From an investment perspective, Australia is at an interesting juncture because of the uncertainty such a large spread in how alternative governments view cost saving and/or revenue raising policy options.

The ASX 200 Index is dominated by the Basic Resources (33.1%) and Financials (30.43%) sectors. In turn, the six largest companies on the Index are all from these two sectors: BHP Billiton (15.05%), Rio Tinto (9.37%), Commonwealth Bank of Australia (5.7%), Westpac Banking Corp (4.82%), ANZ (4.08%) and National Australia Bank (3.66%). These sectors highlight the fact that while Australia avoided recession it was not immune from the leveraged credit business models that led to the crisis but also that it is a commodities powerhouse leveraged to infrastructure and economic growth in Asia. This article by Jacob Greber for Bloomberg, dated August 4th, may be of interest.

BHP Billiton more than doubled from its 2008 low to retest the pre-crisis high near A$45. It has since pulled back into a somewhat larger consolidation below the peak, but a sustained move below A$36 would be required to indicate that supply has regained the upper hand beyond the current prospect for a pause in the region of a major area of psychological resistance.

Rio Tinto has been ranging mostly between A$60 and A$80 since October.
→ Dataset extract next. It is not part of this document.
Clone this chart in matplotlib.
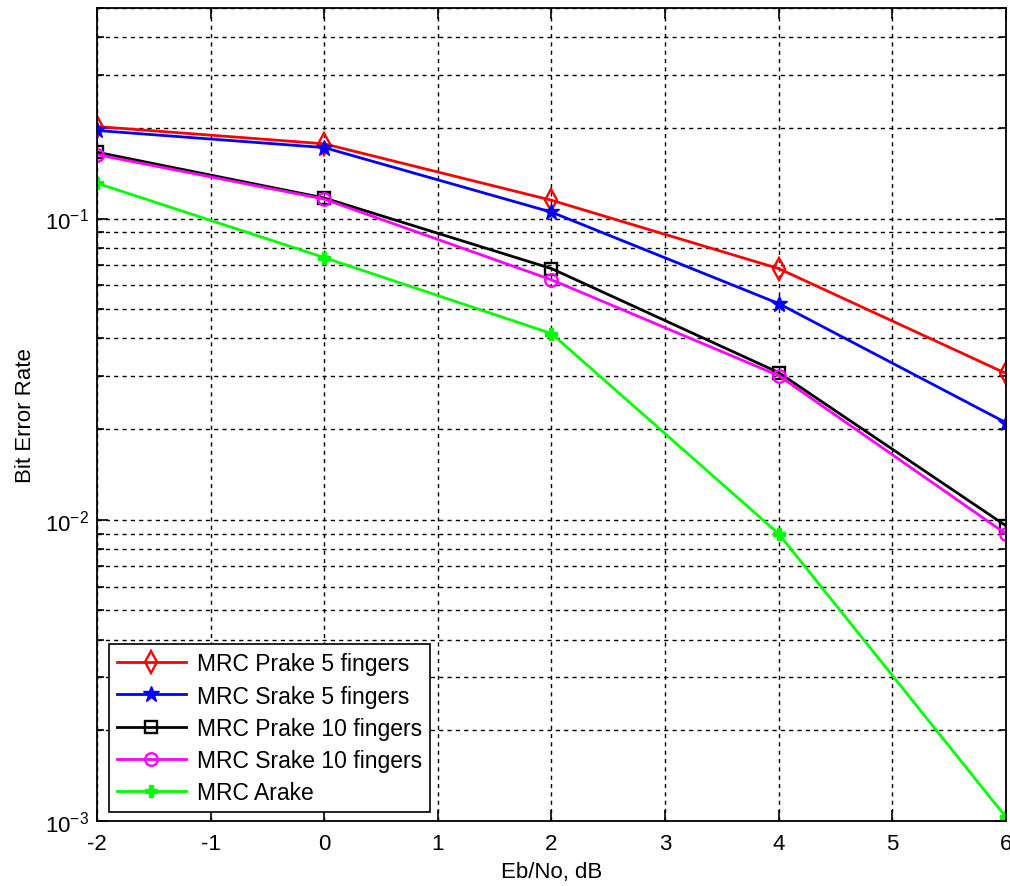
import matplotlib
matplotlib.use("Agg")
import matplotlib.pyplot as plt
from matplotlib.ticker import LogLocator, NullFormatter

plt.rcParams["font.family"] = ["Liberation Sans", "DejaVu Sans"]
plt.rcParams["mathtext.default"] = "regular"
plt.rcParams["axes.unicode_minus"] = False

# Eb/No (dB) and BER values
ebno = [-2, 0, 2, 4, 6]
prake5 = [0.202, 0.177, 0.115, 0.0682, 0.0306]
srake5 = [0.196, 0.172, 0.105, 0.0522, 0.0210]
prake10 = [0.166, 0.117, 0.0682, 0.0308, 0.00955]
srake10 = [0.163, 0.116, 0.0626, 0.0301, 0.00898]
arake = [0.131, 0.0742, 0.0415, 0.00898, 0.00103]

labels = ["MRC Prake 5 fingers", "MRC Srake 5 fingers", "MRC Prake 10 fingers",
          "MRC Srake 10 fingers", "MRC Arake"]

fig = plt.figure(figsize=(10.1, 8.87), dpi=100)
ax = fig.add_axes([0.096, 0.0733, 0.9, 0.9166])

lw = 2.0
ax.semilogy(ebno, prake5, color="#ff0000", marker="d", mfc="none", mew=1.7, ms=11, lw=lw, label=labels[0])
ax.semilogy(ebno, srake5, color="#0000ff", marker="*", ms=12, lw=lw, label=labels[1])
ax.semilogy(ebno, prake10, color="#000000", marker="s", mfc="none", mew=1.7, ms=9, lw=lw, label=labels[2])
ax.semilogy(ebno, srake10, color="#ff00ff", marker="o", mfc="none", mew=1.7, ms=9, lw=lw, label=labels[3])
ax.semilogy(ebno, arake, color="#00ff00", marker="P", ms=8, lw=lw, label=labels[4])

ax.set_xlim(-2, 6)
ax.set_ylim(1e-3, 0.5)
ax.set_xticks(range(-2, 7))
ax.yaxis.set_major_locator(LogLocator(base=10, numticks=10))
ax.yaxis.set_minor_locator(LogLocator(base=10, subs=range(2, 10), numticks=20))
ax.yaxis.set_minor_formatter(NullFormatter())

gkw = dict(color="black", linestyle=(0, (3, 3)), linewidth=1.0)
ax.grid(True, which="major", **gkw)
ax.grid(True, which="minor", axis="y", **gkw)

ax.tick_params(which="both", direction="in", top=True, right=True, labelsize=16, width=1.2)
ax.tick_params(which="major", length=8)
ax.tick_params(which="minor", length=5)
ax.tick_params(axis="x", pad=9)
ax.tick_params(axis="y", pad=6)
for s in ax.spines.values():
    s.set_linewidth(1.3)

ax.set_xlabel("Eb/No, dB", fontsize=16, labelpad=5)
ax.set_ylabel("Bit Error Rate", fontsize=16, labelpad=6)

leg = ax.legend(loc="lower left", bbox_to_anchor=(0.013, 0.011), borderaxespad=0,
                fontsize=16.5, fancybox=False, framealpha=1, edgecolor="black",
                handlelength=3.0, labelspacing=0.4, borderpad=0.35, handletextpad=0.5)
leg.get_frame().set_linewidth(1.2)

fig.savefig("out.png", dpi=100)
It has sustained a short-term progression of higher reaction lows since May and a sustained move below A$65 would be needed to question potential for continued higher to lateral trading within the range.

In the financial sector Commonwealth Bank of Australia lost momentum from mid-2009; having soared to retest the 2008 peak. It pulled back sharply in early May and has since ranged below A$55. A break below A$47 which lasts more than a day or two would look like a Type-2 (extreme reaction against the prevailing trend) with right-hand extension top, as taught at The Chart Seminar.

Westpac Banking Corp lost uptrend consistency from late 2009 with a larger reaction and subsequent much more volatile ranging. A sustained move back above A$25 is now required to indicate demand has regained the upper hand.

ANZ has been ranging between A$20 and A$25 since October. It has sustained a short-term progression of higher reaction lows since May and a sustained move below A$20.50 would be required to question scope for some further higher to lateral ranging.

National Australia Bank has posted a succession of lower rally highs since October and a sustained move above A$25 would be required to question potential for an additional test of underlying trading.

These six shares occupy 42% of the ASX200. Just about all of them have paused following an impressive gain from the 2008 lows. Some of the banks in particular look vulnerable to some additional consolidation. Even export leaders with remarkably strong balance sheets such as BHP Billiton have paused. The Index will need to sustain a move above 4600 to clearly indicate that demand has returned to dominance.